In a new article titled Lost Lives and Impoverished Souls author Michael Hogan argues that the Catholic church has abandoned liberation theology and with it the best hope for the poor. Here is the conclusion of the article:
Pope Benedict's call for a new "evangelical mission" in recent communications in Latin America seems to be basically this: a removal of the Church from any real effort to work for social justice in Latin America and a decision to compete, not for souls, but for audiences in a new evangelical movement, where hymns, invocations of the Holy Spirit and shouted amens and allelulas will provide an other-worldly escape from reality, and where religion will finally become, as Marx so prophetically noted, merely an opiate of the people.

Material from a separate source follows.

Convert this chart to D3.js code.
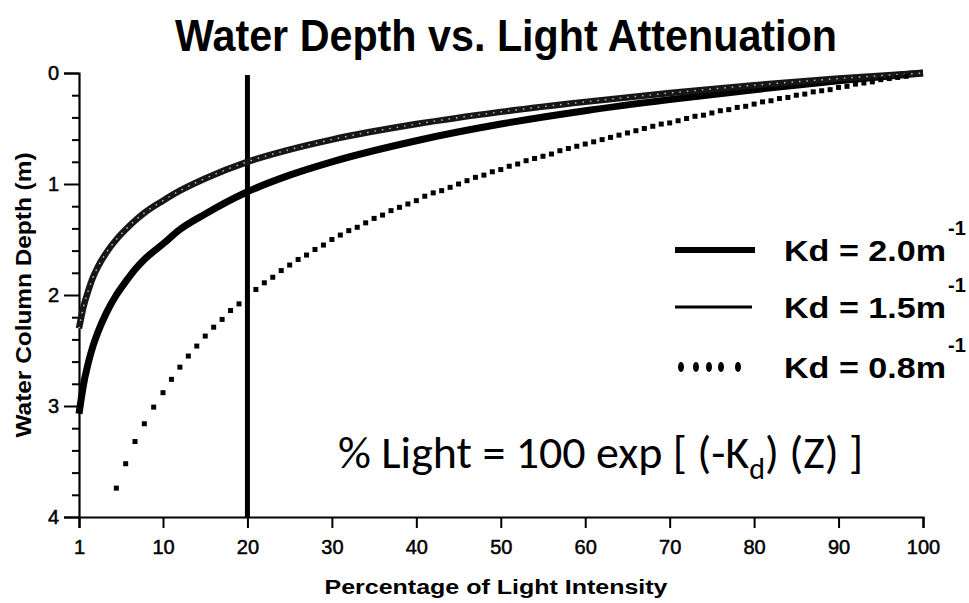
<!DOCTYPE html>
<html>
<head>
<meta charset="utf-8">
<script src="https://cdn.jsdelivr.net/npm/d3@7"></script>
<style>
  html, body { margin: 0; padding: 0; background: #fff; }
  svg { display: block; }
</style>
</head>
<body>
<svg id="chart" width="969" height="603"></svg>
<script>
// ---------------- DATA ----------------
const chartTitle = "Water Depth vs. Light Attenuation";
const xLabel = "Percentage of Light Intensity";
const yLabel = "Water Column Depth (m)";
const xTickValues = [1, 10, 20, 30, 40, 50, 60, 70, 80, 90, 100];
const yTickValues = [0, 1, 2, 3, 4];
const yMinorTickValues = [0.2,0.4,0.6,0.8,1.2,1.4,1.6,1.8,2.2,2.4,2.6,2.8,3.2,3.4,3.6,3.8];
const referenceLight = 20; // vertical marker line

// light (%) sample positions for the two solid curves
const curveLight = [1, 1.5, 2, 2.5, 3, 4, 5, 6, 7, 8, 10, 12, 15, 20, 25, 30, 40, 50, 60, 70, 80, 90, 100];
// upper (speckled) curve depth, m
const upperDepth = [2.30, 2.10, 1.96, 1.84, 1.75, 1.61, 1.50, 1.41, 1.33, 1.26, 1.15, 1.06, 0.95, 0.80, 0.69, 0.60, 0.46, 0.35, 0.26, 0.18, 0.11, 0.05, 0.00];
// lower (solid black) curve depth, m
const lowerDepth = [3.07, 2.80, 2.61, 2.46, 2.34, 2.15, 2.00, 1.88, 1.77, 1.68, 1.54, 1.41, 1.27, 1.07, 0.92, 0.80, 0.61, 0.46, 0.34, 0.24, 0.15, 0.07, 0.00];

// dotted curve: one dot per light percentage from 5 to 98
const dotStart = 5;
const dotDepth = [3.74,3.52,3.32,3.16,3.01,2.88,2.76,2.65,2.55,2.46,2.37,2.29,2.22,2.14,2.08,2.01,1.95,1.89,1.84,1.78,
  1.73,1.68,1.64,1.59,1.55,1.50,1.46,1.42,1.39,1.35,1.31,1.28,1.24,1.21,1.18,1.15,1.11,1.08,1.06,1.03,
  1.00,0.97,0.94,0.92,0.89,0.87,0.84,0.82,0.79,0.77,0.75,0.73,0.70,0.68,0.66,0.64,0.62,0.60,0.58,0.56,
  0.54,0.52,0.50,0.48,0.46,0.45,0.43,0.41,0.39,0.38,0.36,0.34,0.33,0.31,0.30,0.28,0.26,0.25,0.23,0.22,
  0.20,0.19,0.17,0.16,0.15,0.13,0.12,0.10,0.09,0.08,0.06,0.05,0.04,0.03];

const legendLabels = ["Kd = 2.0m", "Kd = 1.5m", "Kd = 0.8m"];
const legendSup = "-1";
const formulaParts = ["% Light = 100 exp [ (-K", "d", ") (Z) ]"];

// ---------------- LAYOUT ----------------
const svg = d3.select("#chart");
const x = d3.scaleLinear().domain([1, 10, 100]).range([79, 163, 923]);
const y = d3.scaleLinear().domain([0, 4]).range([73, 517]);
const FONT = "'Liberation Sans', Arial, Helvetica, sans-serif";
const NARROW = "'Liberation Sans Narrow', 'Liberation Sans', Arial, sans-serif";

// title
svg.append("text")
  .attr("x", 506).attr("y", 51)
  .attr("text-anchor", "middle")
  .attr("font-family", NARROW).attr("font-weight", "bold")
  .attr("font-size", 45)
  .attr("textLength", 662).attr("lengthAdjust", "spacingAndGlyphs")
  .text(chartTitle);

// axes
const gx = svg.append("g").attr("transform", `translate(0,${y(4)})`)
  .call(d3.axisBottom(x).tickValues(xTickValues).tickSize(11).tickPadding(12).tickFormat(d3.format("d")));
const gy = svg.append("g").attr("transform", `translate(${x(1)},0)`)
  .call(d3.axisLeft(y).tickValues(yTickValues).tickSize(15).tickPadding(5).tickFormat(d3.format("d")));
const gym = svg.append("g").attr("transform", `translate(${x(1)},0)`)
  .call(d3.axisLeft(y).tickValues(yMinorTickValues).tickSize(7).tickFormat(""));

[gx, gy, gym].forEach(g => {
  g.select(".domain").attr("stroke", "#000").attr("stroke-width", 2.2);
  g.selectAll(".tick line").attr("stroke", "#000").attr("stroke-width", 2);
  g.selectAll(".tick text").attr("font-family", FONT).attr("fill", "#000")
    .attr("stroke", "#000").attr("stroke-width", 0.5);
});
gym.select(".domain").remove();
gx.selectAll(".tick text").attr("font-size", 20);
gy.selectAll(".tick text").attr("font-size", 20);

// axis labels
svg.append("text")
  .attr("x", 496).attr("y", 594)
  .attr("text-anchor", "middle")
  .attr("font-family", NARROW).attr("font-weight", "bold").attr("font-size", 20)
  .attr("textLength", 343).attr("lengthAdjust", "spacingAndGlyphs")
  .text(xLabel);
svg.append("text")
  .attr("transform", "translate(31,295) rotate(-90)")
  .attr("text-anchor", "middle")
  .attr("font-family", NARROW).attr("font-weight", "bold").attr("font-size", 22)
  .attr("textLength", 285).attr("lengthAdjust", "spacingAndGlyphs")
  .text(yLabel);

// vertical reference line at 20%
svg.append("line")
  .attr("x1", x(referenceLight)).attr("x2", x(referenceLight))
  .attr("y1", y(0) + 2).attr("y2", y(4))
  .attr("stroke", "#000").attr("stroke-width", 5);

// curves
const line = d3.line().x(d => x(d[0])).y(d => y(d[1])).curve(d3.curveMonotoneX);
const upperPts = curveLight.map((l, i) => [l, upperDepth[i]]);
const lowerPts = curveLight.map((l, i) => [l, lowerDepth[i]]);

svg.append("path").datum(lowerPts)
  .attr("d", line).attr("fill", "none")
  .attr("stroke", "#000").attr("stroke-width", 7).attr("stroke-linecap", "butt");

svg.append("path").datum(upperPts)
  .attr("d", line).attr("fill", "none")
  .attr("stroke", "#161616").attr("stroke-width", 6.5).attr("stroke-linecap", "butt");
svg.append("path").datum(upperPts)
  .attr("d", line).attr("fill", "none")
  .attr("stroke", "#fff").attr("stroke-width", 1.4).attr("stroke-opacity", 0.75)
  .attr("stroke-dasharray", "1.5 6");

// dotted series
const dotPts = dotDepth.map((d, i) => [dotStart + i, d]);
svg.append("g").selectAll("rect").data(dotPts).join("rect")
  .attr("x", d => x(d[0]) - 2.5).attr("y", d => y(d[1]) - 2.5)
  .attr("width", 5).attr("height", 5).attr("fill", "#000");

// legend
const legendY = [250, 307, 367];
const lg = svg.append("g");
lg.append("line").attr("x1", 675).attr("x2", 755).attr("y1", legendY[0]).attr("y2", legendY[0])
  .attr("stroke", "#000").attr("stroke-width", 6);
lg.append("line").attr("x1", 675).attr("x2", 752).attr("y1", legendY[1]).attr("y2", legendY[1])
  .attr("stroke", "#000").attr("stroke-width", 3);
lg.selectAll("ellipse").data([681, 696, 709, 721, 738]).join("ellipse")
  .attr("cx", d => d).attr("cy", legendY[2]).attr("rx", 3).attr("ry", 5).attr("fill", "#000");

legendLabels.forEach((t, i) => {
  const tx = lg.append("text")
    .attr("x", 784).attr("y", legendY[i] + 11)
    .attr("font-family", NARROW).attr("font-weight", "bold").attr("font-size", 30)
    .attr("fill", "#000");
  tx.append("tspan").attr("textLength", 162).attr("lengthAdjust", "spacingAndGlyphs").text(t);
  lg.append("text")
    .attr("x", 948).attr("y", legendY[i] - 15)
    .attr("font-family", FONT).attr("font-weight", "bold").attr("font-size", 20)
    .attr("fill", "#000").text(legendSup);
});

// formula annotation
const ft = svg.append("text")
  .attr("x", 338).attr("y", 468)
  .attr("font-family", "Carlito, Lato, 'Open Sans', sans-serif").attr("font-size", 46)
  .attr("fill", "#000");
ft.append("tspan").text(formulaParts[0]);
ft.append("tspan").attr("font-size", 30).attr("dy", 11).text(formulaParts[1]);
ft.append("tspan").attr("dy", -11).text(formulaParts[2]);
</script>
</body>
</html>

The genuine irony is, of course, that liberation theology and the option for the poor which Cardinal Ratzinger denigrated as Marxist, was a clear and powerful alternative to Marxism, and, unlike populism and the militarism which will likely follow as the populist movements fail to deliver, it continues to be the last best hope of empowering people to change their lives, to create grass roots democratic movements, and to form safe, self-sufficient and prosperous communities.
The article is provocative, but whatever might be his insights into the hierarchy of the Catholic church, Hogan fails to recognize the dedication and work of many deeply faithful Catholic priests, brothers, sisters and laypeople in Latin America and throughout the world. The legacy of Oscar Romero, the Jesuit martyrs and the four churchwomen is not dead and dusty, but a living presence in the world.